Ummm...Correct me if I'm wrong, but if you are implementing on-the-wire compression, then you control both ends of the connection, right? In that case, if JSON is too fat a protocol, why wouldn't you just choose a different wire protocol that isn't as fat? I mean, I understand the appeal of using a standard like JSON, but if you are concerned about bandwidth, then you probably ought to pick a wire protocol that isn't all text.

Michael Kohne
" then you probably ought to pick a wire protocol that isn't all text"for example? (+1 if you name two or more ;-)
tobsen
A: 

Let the webserver compress and the browser decompress natively; gzip or deflate.

Mat
It's not a web server. The client is a Flash program.
ryeguy
+3  A: 

I think two questions will affect your answer:

1) How well can you predict the composition of the data without knowing what will happen on any particular run of the program?

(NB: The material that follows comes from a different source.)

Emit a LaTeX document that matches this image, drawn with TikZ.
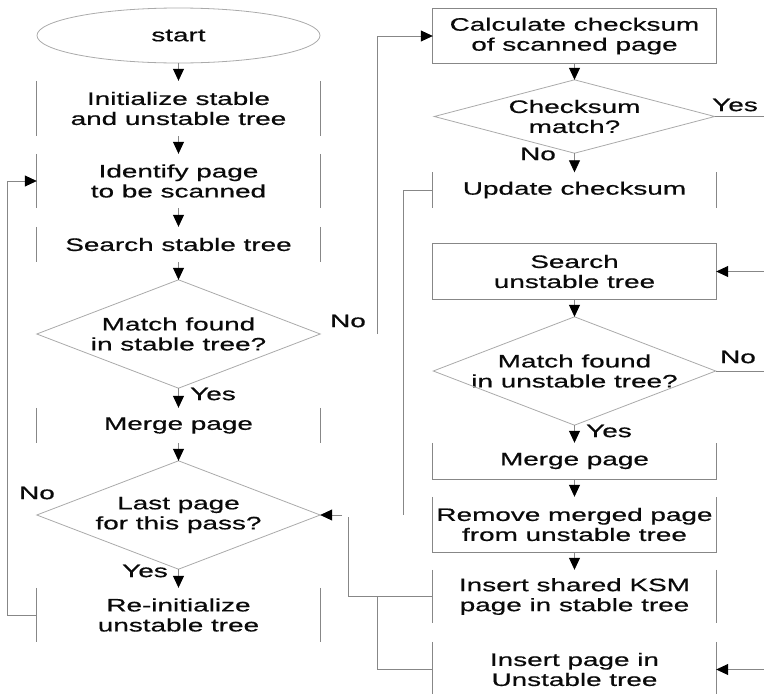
\documentclass[tikz,border=0pt]{standalone}
\usepackage{fontspec}
\setmainfont{Liberation Sans}[FakeStretch=1.55,FakeBold=0.6]
\usetikzlibrary{arrows.meta,calc}
\definecolor{edgegray}{RGB}{135,135,135}
\definecolor{diagray}{RGB}{170,170,170}
\definecolor{ink}{RGB}{10,10,10}
\tikzset{
  box/.style={rectangle, inner sep=0pt, align=center, text=ink,
    font=\fontsize{18}{20}\selectfont, minimum width=283pt},
  lbl/.style={inner sep=0pt, text=ink, font=\fontsize{18}{20}\selectfont},
  edge/.style={draw=edgegray, line width=0.8pt},
  flow/.style={edge, -{Triangle[length=12pt,width=11pt,color=black]}},
  dia/.style={draw=diagray, line width=0.8pt},
}
% vertical side strokes of a step box
\newcommand\sidelines[1]{\draw[edge] (#1.north west) -- (#1.south west) (#1.north east) -- (#1.south east);}
\newcommand\diamondpath[1]{\draw[dia] (#1.north) -- (#1.east) -- (#1.south) -- (#1.west) -- cycle;}
\begin{document}
\begin{tikzpicture}[x=1pt,y=-1pt]
\useasboundingbox (0,0) rectangle (764,694);
\coordinate (R) at (764,0);

% left column
\node[box, minimum height=55pt]  (start)  at (178.5,35.5) {start};
\draw[dia] (start.center) ellipse [x radius=141.5pt, y radius=27.5pt];
\node[box, minimum height=55pt]  (init)   at (178.5,108.5) {Initialize stable\\and unstable tree};
\node[box, minimum height=54pt]  (ident)  at (178.5,181) {Identify page\\to be scanned};
\node[box, minimum height=35pt]  (sstab)  at (178.5,244.5) {Search stable tree};
\node[box, minimum height=108pt] (d1)     at (178.5,334) {Match found\\in stable tree?};
\node[box, minimum height=35pt]  (merge1) at (178.5,425.5) {Merge page};
\node[box, minimum height=108pt] (d2)     at (178.5,515) {Last page\\for this pass?};
\node[box, minimum height=54pt]  (reinit) at (178.5,615) {Re-initialize\\unstable tree};

\sidelines{init}
\sidelines{ident}
\sidelines{sstab}
\sidelines{merge1}
\sidelines{reinit}
\diamondpath{d1}
\diamondpath{d2}

% right column
\node[box, minimum height=55pt] (calc) at (574.5,36) {Calculate checksum\\of scanned page};
\node[box, minimum width=280pt, minimum height=73pt] (d3) at (574.5,116.5) {Checksum\\match?};
\node[box, minimum height=35pt] (upd) at (574.5,190) {Update checksum};
\node[box, minimum height=55pt] (sunst) at (574.5,271.5) {Search\\unstable tree};
\node[box, minimum width=282pt, minimum height=108pt] (d4) at (574.5,371) {Match found\\in unstable tree?};
\node[box, minimum height=36pt] (merge2) at (574.5,461) {Merge page};
\node[box, minimum height=55pt] (remove) at (574.5,524.5) {Remove merged page\\from unstable tree};
\node[box, minimum height=53pt] (ksm) at (574.5,596.5) {Insert shared KSM\\page in stable tree};
\node[box, minimum height=55pt] (ins) at (574.5,669.5) {Insert page in\\Unstable tree};

\draw[edge] (calc.north west) rectangle (calc.south east);
\draw[edge] (sunst.north west) rectangle (sunst.south east);
\draw[edge] (merge2.north west) -- (merge2.south west) -- (merge2.south east) -- (merge2.north east);
\draw[edge] (remove.north west) -- (remove.south west) -- (remove.south east) -- (remove.north east);
\sidelines{upd}
\sidelines{ksm}
\sidelines{ins}
\diamondpath{d3}
\diamondpath{d4}

% main flow
\draw[flow] (start.south) -- (init.north);
\draw[flow] (init.south) -- (ident.north);
\draw[flow] (ident.south) -- (sstab.north);
\draw[flow] (sstab.south) -- (d1.north);
\draw[flow] (d1.south) -- (merge1.north);
\draw[flow] (merge1.south) -- (d2.north);
\draw[flow] (d2.south) -- (reinit.north);

\draw[flow] (calc.south) -- (d3.north);
\draw[flow] (d3.south) -- (upd.north);
\draw[flow] (sunst.south) -- (d4.north);
\draw[flow] (d4.south) -- (merge2.north);
\draw[flow] (merge2.south) -- (remove.north);
\draw[flow] (remove.south) -- (ksm.north);

% loops and branches
\draw[flow] (reinit.west) -- ++(-29,0) |- (ident.west);
\draw[flow] ($(d1.east)+(57,0)$) |- (calc.west);
\draw[edge] (d3.east) -- (d3.east -| R);
\draw[edge] (d4.east) -- (d4.east -| R);
\draw[flow] (sunst.east -| R) -- (sunst.east);
\draw[flow] (ins.east -| R) -- (ins.east);

\coordinate (j1) at (403,515);
\coordinate (j2) at (348,517);
\coordinate (j3) at (377,596.5);
\draw[edge] (upd.west) -| (j1);
\draw[edge] (ksm.west) -| (j2);
\draw[edge] (ins.west) -| (j3);
\draw[flow] ($(d2.east)+(22,0)$) -- (d2.east);

% branch labels
\node[lbl] (no1)  at (348,321) {No};
\node[lbl] (yes1) at (213,394) {Yes};
\node[lbl] (no2)  at (37,493)  {No};
\node[lbl] (yes2) at (145,571) {Yes};
\node[lbl] (yes3) at (735,105) {Yes};
\node[lbl] (no3)  at (538,154) {No};
\node[lbl] (no4)  at (738,357) {No};
\node[lbl] (yes4) at (609,431) {Yes};
\end{tikzpicture}
\end{document}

For instance, if your packets look like this:

{
    "vector": {
        "latitude": 16,
        "longitude": 18,
        "altitude": 20
    },
    "vector": {
        "latitude": -8,
        "longitude": 13,
        "altitude": -5
    },
    [... et cetera ...]
}

-- then you would probably get your best compression by creating a hard-coded dictionary of the text strings that keep showing up in your data and replace each occurrence of one of the text strings with the appropriate dictionary index. (Actually, if your data was this regular, you'd probably want to send just the values over the wire and simply write a function into the client to construct a JSON object from the values if a JSON object is needed.)

If you cannot predict which headers will be used, you may need to use LZW, or LZ77, or another method which looks at the data which has already gone through to find the data it can express in an especially compact form. However...

2) Do the packets need to be compressed separately from each other? If so then LZW is definitely not the method you want; it will not have time to build its dictionary up to a size that will give substantial compression results by the end of a single packet. The only chance of getting really substantial compression in this scenario, IMHO, is to use a hard-coded dictionary.

(Addendum to all of the above: as Michael Kohne points out, sending JSON means you're probably sending all text, which means that you're underusing bandwidth that has the capability of sending a much wider range of characters than you're using. However, the problem of how to pack characters that fall into the range 0-127 into containers that hold values 0-255 is fairly simple and I think can be left as "an exercise for the reader", as they say.)

For the example above, storing in SOA instead of AOS format reduces the data a lot. I found that for a lot of cases that is a good 'compression' method but it depends on the specific application if SOA is suitable.
Chris
A: 

Gzip (deflate algorithm) is pretty good at compression, although like all good compression algorithms, uses plenty of cpu (3-5x as much as overhead of json reading/writing on my testing).